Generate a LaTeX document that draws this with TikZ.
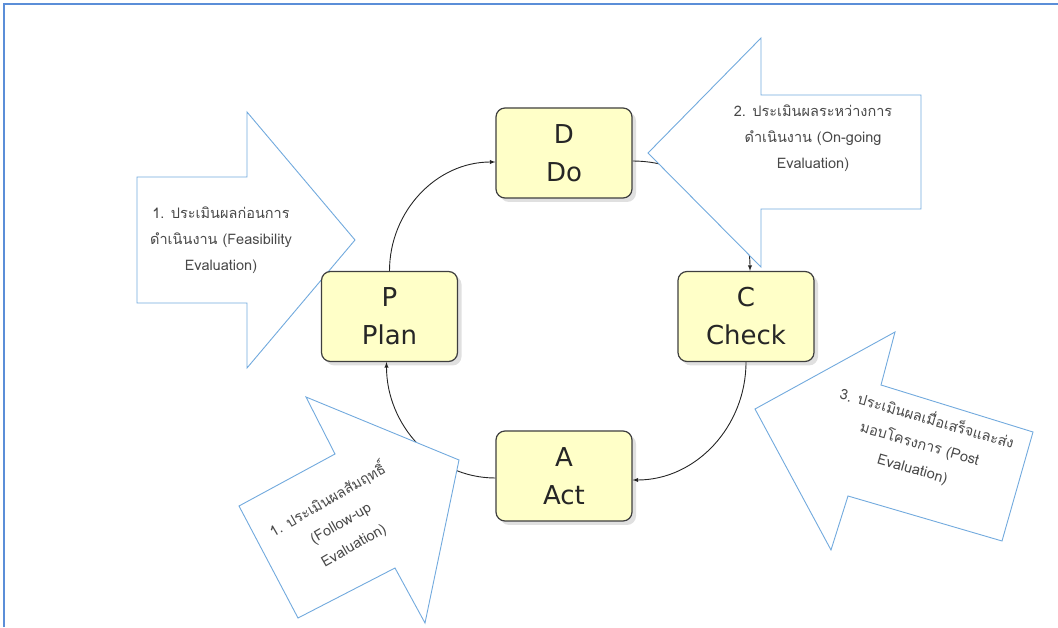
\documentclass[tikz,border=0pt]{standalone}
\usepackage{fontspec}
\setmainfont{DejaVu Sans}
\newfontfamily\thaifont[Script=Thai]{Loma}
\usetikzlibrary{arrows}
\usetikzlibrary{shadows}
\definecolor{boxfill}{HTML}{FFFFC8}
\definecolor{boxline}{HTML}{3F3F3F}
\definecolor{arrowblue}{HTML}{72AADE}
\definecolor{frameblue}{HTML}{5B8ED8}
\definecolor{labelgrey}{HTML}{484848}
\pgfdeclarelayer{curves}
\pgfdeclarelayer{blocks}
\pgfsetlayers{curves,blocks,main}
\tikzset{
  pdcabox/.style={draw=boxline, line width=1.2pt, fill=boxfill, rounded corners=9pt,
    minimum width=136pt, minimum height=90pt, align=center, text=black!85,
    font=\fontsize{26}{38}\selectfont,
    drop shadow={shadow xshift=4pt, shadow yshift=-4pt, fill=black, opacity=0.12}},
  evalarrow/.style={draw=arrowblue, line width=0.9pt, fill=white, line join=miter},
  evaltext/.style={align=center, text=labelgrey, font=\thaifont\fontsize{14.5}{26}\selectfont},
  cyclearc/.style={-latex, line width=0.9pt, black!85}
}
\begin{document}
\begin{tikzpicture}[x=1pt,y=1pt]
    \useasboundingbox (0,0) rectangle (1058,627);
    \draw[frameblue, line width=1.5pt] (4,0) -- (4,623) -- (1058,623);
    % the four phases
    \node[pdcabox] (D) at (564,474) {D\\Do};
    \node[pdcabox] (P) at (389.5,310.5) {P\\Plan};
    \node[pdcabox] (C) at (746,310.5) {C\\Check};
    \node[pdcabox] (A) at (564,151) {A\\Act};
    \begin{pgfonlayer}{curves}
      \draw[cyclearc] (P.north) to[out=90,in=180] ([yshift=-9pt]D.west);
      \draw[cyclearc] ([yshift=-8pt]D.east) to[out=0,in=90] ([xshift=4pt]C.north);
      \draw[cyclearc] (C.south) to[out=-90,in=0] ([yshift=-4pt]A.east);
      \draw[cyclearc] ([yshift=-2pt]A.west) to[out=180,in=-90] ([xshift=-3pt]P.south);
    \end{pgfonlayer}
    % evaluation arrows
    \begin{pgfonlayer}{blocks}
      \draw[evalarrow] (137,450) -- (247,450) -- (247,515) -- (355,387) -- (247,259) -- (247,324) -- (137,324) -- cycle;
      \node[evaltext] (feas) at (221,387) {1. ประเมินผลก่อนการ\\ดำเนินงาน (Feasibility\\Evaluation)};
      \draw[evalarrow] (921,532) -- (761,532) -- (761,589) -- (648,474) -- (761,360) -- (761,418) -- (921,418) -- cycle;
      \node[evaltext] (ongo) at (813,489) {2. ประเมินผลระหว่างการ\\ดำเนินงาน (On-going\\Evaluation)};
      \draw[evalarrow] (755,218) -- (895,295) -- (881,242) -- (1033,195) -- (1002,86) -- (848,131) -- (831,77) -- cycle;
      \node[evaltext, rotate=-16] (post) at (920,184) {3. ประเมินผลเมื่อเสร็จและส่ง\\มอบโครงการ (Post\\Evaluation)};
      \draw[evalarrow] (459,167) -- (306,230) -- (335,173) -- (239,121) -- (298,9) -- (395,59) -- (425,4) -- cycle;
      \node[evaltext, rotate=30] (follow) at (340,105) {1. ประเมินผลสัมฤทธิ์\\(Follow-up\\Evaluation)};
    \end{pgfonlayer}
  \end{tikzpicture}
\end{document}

:: The exercise ::
Reproduce the whole listing word for word, setting aside any pictures.

:: Exercise result ::
Generate a LaTeX document that draws this with TikZ.
\documentclass[tikz,border=0pt]{standalone}
\usepackage{fontspec}
\setmainfont{DejaVu Sans}
\newfontfamily\thaifont[Script=Thai]{Loma}
\usetikzlibrary{arrows}
\usetikzlibrary{shadows}
\definecolor{boxfill}{HTML}{FFFFC8}
\definecolor{boxline}{HTML}{3F3F3F}
\definecolor{arrowblue}{HTML}{72AADE}
\definecolor{frameblue}{HTML}{5B8ED8}
\definecolor{labelgrey}{HTML}{484848}
\pgfdeclarelayer{curves}
\pgfdeclarelayer{blocks}
\pgfsetlayers{curves,blocks,main}
\tikzset{
  pdcabox/.style={draw=boxline, line width=1.2pt, fill=boxfill, rounded corners=9pt,
    minimum width=136pt, minimum height=90pt, align=center, text=black!85,
    font=\fontsize{26}{38}\selectfont,
    drop shadow={shadow xshift=4pt, shadow yshift=-4pt, fill=black, opacity=0.12}},
  evalarrow/.style={draw=arrowblue, line width=0.9pt, fill=white, line join=miter},
  evaltext/.style={align=center, text=labelgrey, font=\thaifont\fontsize{14.5}{26}\selectfont},
  cyclearc/.style={-latex, line width=0.9pt, black!85}
}
\begin{document}
\begin{tikzpicture}[x=1pt,y=1pt]
    \useasboundingbox (0,0) rectangle (1058,627);
    \draw[frameblue, line width=1.5pt] (4,0) -- (4,623) -- (1058,623);
    % the four phases
    \node[pdcabox] (D) at (564,474) {D\\Do};
    \node[pdcabox] (P) at (389.5,310.5) {P\\Plan};
    \node[pdcabox] (C) at (746,310.5) {C\\Check};
    \node[pdcabox] (A) at (564,151) {A\\Act};
    \begin{pgfonlayer}{curves}
      \draw[cyclearc] (P.north) to[out=90,in=180] ([yshift=-9pt]D.west);
      \draw[cyclearc] ([yshift=-8pt]D.east) to[out=0,in=90] ([xshift=4pt]C.north);
      \draw[cyclearc] (C.south) to[out=-90,in=0] ([yshift=-4pt]A.east);
      \draw[cyclearc] ([yshift=-2pt]A.west) to[out=180,in=-90] ([xshift=-3pt]P.south);
    \end{pgfonlayer}
    % evaluation arrows
    \begin{pgfonlayer}{blocks}
      \draw[evalarrow] (137,450) -- (247,450) -- (247,515) -- (355,387) -- (247,259) -- (247,324) -- (137,324) -- cycle;
      \node[evaltext] (feas) at (221,387) {1. ประเมินผลก่อนการ\\ดำเนินงาน (Feasibility\\Evaluation)};
      \draw[evalarrow] (921,532) -- (761,532) -- (761,589) -- (648,474) -- (761,360) -- (761,418) -- (921,418) -- cycle;
      \node[evaltext] (ongo) at (813,489) {2. ประเมินผลระหว่างการ\\ดำเนินงาน (On-going\\Evaluation)};
      \draw[evalarrow] (755,218) -- (895,295) -- (881,242) -- (1033,195) -- (1002,86) -- (848,131) -- (831,77) -- cycle;
      \node[evaltext, rotate=-16] (post) at (920,184) {3. ประเมินผลเมื่อเสร็จและส่ง\\มอบโครงการ (Post\\Evaluation)};
      \draw[evalarrow] (459,167) -- (306,230) -- (335,173) -- (239,121) -- (298,9) -- (395,59) -- (425,4) -- cycle;
      \node[evaltext, rotate=30] (follow) at (340,105) {1. ประเมินผลสัมฤทธิ์\\(Follow-up\\Evaluation)};
    \end{pgfonlayer}
  \end{tikzpicture}
\end{document}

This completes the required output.